La seconda traccia è un lavoro impressionante, forse il più ambizioso e di gran lunga il migliore mai composto dagli uKhahlamba, intitolato ‘Ke bidiwa Armageddon’ (‘I Am Armageddon’). Trattasi di una suite di ventuno minuti e dodici secondi ispirata a una leggenda popolare africana, nella quale alcuni studiosi di antropologia hanno rintracciato una possibile fonte d’ispirazione per il celebre romanzo ‘Io Sono Leggenda’. Il brano mescola le influenze più disparate, spesso sovrapponendole in modalità innovative e originali: avantgarde, techno-death, porngrind, epic-core, speed rock, flamenco, deathfolk, grey metal, ambient, zeuhl, brutal prog, raga bluegrass, hard bop, proto-liscio romagnolo e post-black si mescolano in un’alchimia letale e imprevedibile, che apre nuove porte alle sperimentazione in campo metal e non. Più di ogni altra cosa sorprende la capacità degli uKhahlamba di trovare sempre quella melodia nascosta ma vincente, quell’armonia azzeccata che permette all’ascolto di fluire naturale, senza che la caratura tecnica (realmente estrema) della band sia mai di peso per la fruibilità del brano. L’ultimo pezzo del lato A è una cover (una delle cinque originariamente incluse sull’album, ma ricordiamo che le altre quattro erano sul lato B, sfortunatamente sovrascritto). Il brano scelto è ‘Help!’ dei Beatles, qui tradotto in lingua tsawana come ‘Ke kopa thuso tswee!’. Il pezzo è molto velocizzato rispetto all’originale, infatti dura soltanto quarantotto secondi e mezzo… ma che quarantotto secondi e mezzo ragazzi! Come diceva mio nonno Gervasio “chi va piano va sano e va lontano, chi va forte… arriva prima!”. E gli uKhahlamba vanno più forte di tutti, trasformando il classico del rock in una travolgente cavalcata doom dall’arioso ritornello, una sorta di inimmaginabile punto d’incontro fra Jefferson Airplane, Thergothon e Cindy Lauper.

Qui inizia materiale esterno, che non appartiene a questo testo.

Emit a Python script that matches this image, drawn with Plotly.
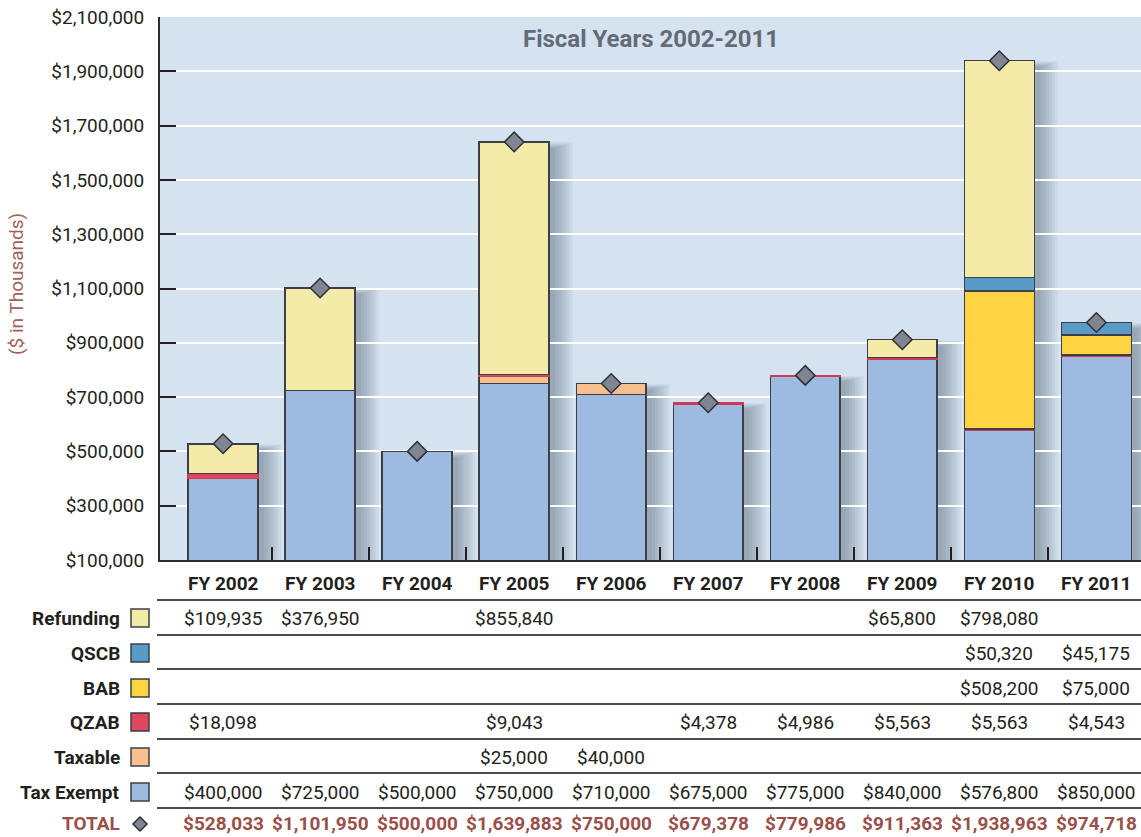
import plotly.graph_objects as go

# Bond issuance by program, $ in thousands
years = ["FY 2002", "FY 2003", "FY 2004", "FY 2005", "FY 2006",
         "FY 2007", "FY 2008", "FY 2009", "FY 2010", "FY 2011"]
tax_exempt = [400000, 725000, 500000, 750000, 710000, 675000, 775000, 840000, 576800, 850000]
taxable = [None, None, None, 25000, 40000, None, None, None, None, None]
qzab = [18098, None, None, 9043, None, 4378, 4986, 5563, 5563, 4543]
bab = [None, None, None, None, None, None, None, None, 508200, 75000]
qscb = [None, None, None, None, None, None, None, None, 50320, 45175]
refunding = [109935, 376950, None, 855840, None, None, None, 65800, 798080, None]
totals = [528033, 1101950, 500000, 1639883, 750000, 679378, 779986, 911363, 1938963, 974718]

# (name, values, fill, outline)
series = [
    ("Tax Exempt", tax_exempt, "#9DBBE0", "#3C3F45"),
    ("Taxable", taxable, "#F8C08F", "#3C3F45"),
    ("QZAB", qzab, "#DD4760", "#D03A55"),
    ("BAB", bab, "#FFD342", "#3C3F45"),
    ("QSCB", qscb, "#5A9AC6", "#3C3F45"),
    ("Refunding", refunding, "#F4EBA8", "#3C3F45"),
]

FONT = "Roboto, Liberation Sans, sans-serif"
INK = "#231F20"
OUTLINE = "#3C3F45"
TOTAL_RED = "#9A4F4A"
FS = 19

W, H = 1141, 837
L, R, T, B = 160, 1141, 17, 560
Y0, Y1 = 100000, 2100000
X0, X1 = -0.65, 9.46
BAR_W = 0.72

xs = list(range(len(years)))


def py(ypx):
    return (B - ypx) / (B - T)


def px(xpx):
    return (xpx - L) / (R - L)


fig = go.Figure()

# soft drop shadow behind each bar
x_per_px = (X1 - X0) / (R - L)
y_per_px = (Y1 - Y0) / (B - T)
shapes = []
for i, tot in enumerate(totals):
    for k in range(1, 8):
        dx = (3 + k * 1.4) * x_per_px
        grow = k * 1.5 * x_per_px
        shapes.append(dict(
            type="rect", xref="x", yref="y", layer="below",
            x0=i - BAR_W / 2 + dx - grow, x1=i + BAR_W / 2 + dx + grow,
            y0=0, y1=tot - (7 - k * 0.9) * y_per_px,
            fillcolor="rgba(45,55,75,0.055)", line=dict(width=0),
        ))

for name, vals, color, edge in series:
    fig.add_trace(go.Bar(
        x=xs, y=vals, name=name, width=BAR_W,
        marker=dict(color=color, line=dict(color=edge, width=1.5)),
        showlegend=False,
    ))

fig.add_trace(go.Scatter(
    x=xs, y=totals, mode="markers", showlegend=False,
    marker=dict(symbol="diamond", size=15, color="#7F8591",
                line=dict(color="#2E3035", width=1.5)),
    cliponaxis=False,
))

annotations = []


def note(text, x, y, xref="paper", size=FS, color=INK, xanchor="center", **kw):
    annotations.append(dict(
        text=text, xref=xref, yref="paper", x=x, y=y,
        xanchor=xanchor, yanchor="middle", showarrow=False,
        font=dict(family=FONT, size=size, color=color), **kw,
    ))


# title inside the plot
note("<b>Fiscal Years 2002-2011</b>", px(651), py(39), size=24, color="#646A78")

# y-axis title
note("($ in Thousands)", px(16), py(284), size=19, color="#A2625C", textangle=-90)

# category header row
for i, yr in enumerate(years):
    note(f"<b>{yr}</b>", i, py(583), xref="x")

# data table rows
row_y = {"Refunding": 618, "QSCB": 653, "BAB": 688, "QZAB": 722,
         "Taxable": 757, "Tax Exempt": 792}
row_lines = [600, 635, 669, 704, 739, 773, 808]
total_y = 823

for name, vals, color, _ in series:
    yy = row_y[name]
    note(f"<b>{name}</b>", px(122), py(yy), xanchor="right")
    shapes.append(dict(
        type="rect", xref="paper", yref="paper",
        x0=px(131), x1=px(149), y0=py(yy + 9), y1=py(yy - 9),
        fillcolor=color, line=dict(color=OUTLINE, width=1.5),
    ))
    for i, v in enumerate(vals):
        if v is not None:
            note(f"${v:,}", i, py(yy), xref="x")

# total row
note("<b>TOTAL</b>", px(122), py(total_y), color=TOTAL_RED, xanchor="right")
cx, cy, d = 140, 824, 7
shapes.append(dict(
    type="path", xref="paper", yref="paper",
    path=(f"M {px(cx)} {py(cy - d)} L {px(cx + d)} {py(cy)} "
          f"L {px(cx)} {py(cy + d)} L {px(cx - d)} {py(cy)} Z"),
    fillcolor="#7F8591", line=dict(color="#2E3035", width=1.5),
))
for i, v in enumerate(totals):
    note(f"<b>${v:,}</b>", i, py(total_y), xref="x", color=TOTAL_RED)

for yl in row_lines:
    shapes.append(dict(
        type="line", xref="paper", yref="paper",
        x0=px(157), x1=1, y0=py(yl), y1=py(yl),
        line=dict(color="#4A4A4F", width=2),
    ))

fig.update_layout(
    width=W, height=H,
    margin=dict(l=L, r=W - R, t=T, b=H - B),
    barmode="stack", bargap=0.28,
    paper_bgcolor="white", plot_bgcolor="#D5E2F0",
    font=dict(family=FONT, size=FS, color=INK),
    shapes=shapes, annotations=annotations,
    xaxis=dict(
        range=[X0, X1], tickvals=[i + 0.5 for i in range(len(years) - 1)],
        showticklabels=False, ticks="inside", ticklen=13, tickwidth=2,
        tickcolor=INK, showgrid=False, zeroline=False,
        showline=True, linecolor="#2E2E30", linewidth=2,
    ),
    yaxis=dict(
        range=[Y0, Y1], dtick=200000, tick0=100000,
        tickprefix="$", tickformat=",",
        ticks="inside", ticklen=16, tickwidth=2, tickcolor=INK,
        ticklabelstandoff=10,
        showgrid=True, gridcolor="white", gridwidth=2, zeroline=False,
        showline=True, linecolor="#2E2E30", linewidth=2,
        tickfont=dict(family=FONT, size=FS, color=INK),
    ),
)

fig.write_html("out.html")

Finisce così, dopo meno di venticinque minuti, la seconda fatica degli uKhahlamba. E c’è da dire che gli africani sembrano avere davvero superato se stessi, dimostrando che il loro primo lavoro non era soltanto una meteora. Noi continuiamo ad augurarci che qualche label occidentale li voglia scritturare nel loro rooster, perché, diciamolo apertamente, con tutta la schifiltezza che c’è in giro di questi tempi, gruppi così sono davvero manna dal cielo. Non mi resta che rimandarvi al loro myspace semi-ufficioso (per ora ancora misteriosamente spoglio…) e lasciarvi con il detto preferito di mio nonno Gertrudo: “BUY OR FUCKIN’ DIE!!!”.
Angelo Angelini
Tracklist:
1. 4…2…1…A re tsamaye! (0:59)
2. Ke bidiwa Armageddon (21:12)
3. Ke kopa thuso tswee! (Beatles cover, 0:48:50)
Line up:
Takabal Mutonbu: grunt vocals, led guitars, boomwhacker.
Manon: clean vocals, guitars, bass, banjo, xalam, keiboards, theremin, udu, Denis d’Or.
Brisafer “Dalpu G.” Nat: drums.
Kulduro Mutonbu: drums, percussions.
Hakuna (R.I.P.): kazoo, great horn, screams, raping.